Las «verdades de hecho», en cambio, conectan determinaciones
que no son en principio inherentes, y que podrían estar desvinculadas.
Que el apogeo del pensamiento presocrático (Heráclito y
Parménides) coincida con Clístenes y otros legisladores
democráticos, por ejemplo, es un juicio verdadero pero no «analítico».
Le caracteriza componer una unidad (o una diferencia) no dada a priori
en los términos. Leibniz observa, muy pertinentemente, que las
verdades de razón se apoyan sobre el principio de contradicción,
mientras las verdades de hecho tienen además el de razón
suficiente. Que Heráclito y Parménides sean coetáneos
de Clístenes es un simple hecho, aunque si ha llegado a suceder
no constituye una completa arbitrariedad, y tendrá su fundamento
en el detalle mismo de lo acontecido.
Observemos, con todo, que al tener todo hecho una razón, el hecho
se convierte en una razón, deducible a priori (o «analítica»)

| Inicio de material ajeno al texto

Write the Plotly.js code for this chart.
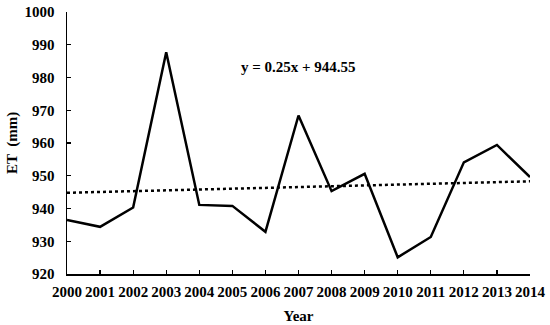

disponiendo de los necesarios elementos de juicio. Hay riesgo de que se
borre la frontera recién trazada entre verdades de hecho y verdades
de razón. Consciente de ello, Leibniz añade que unas verdades
se refieren a las esencias esto es, a las ideas, al reino ideal
y otras a las existencias. Así, que una parte de la manzana sea
menor que toda la manzana es independiente de que haya manzanas; que las
manzanas resulten ser dulces, en cambio, no es independiente de que haya
manzanas.
El asunto dista de estar claro, pero convendrá aplazarlo hasta
Kant, que lo reelaborará ampliamente.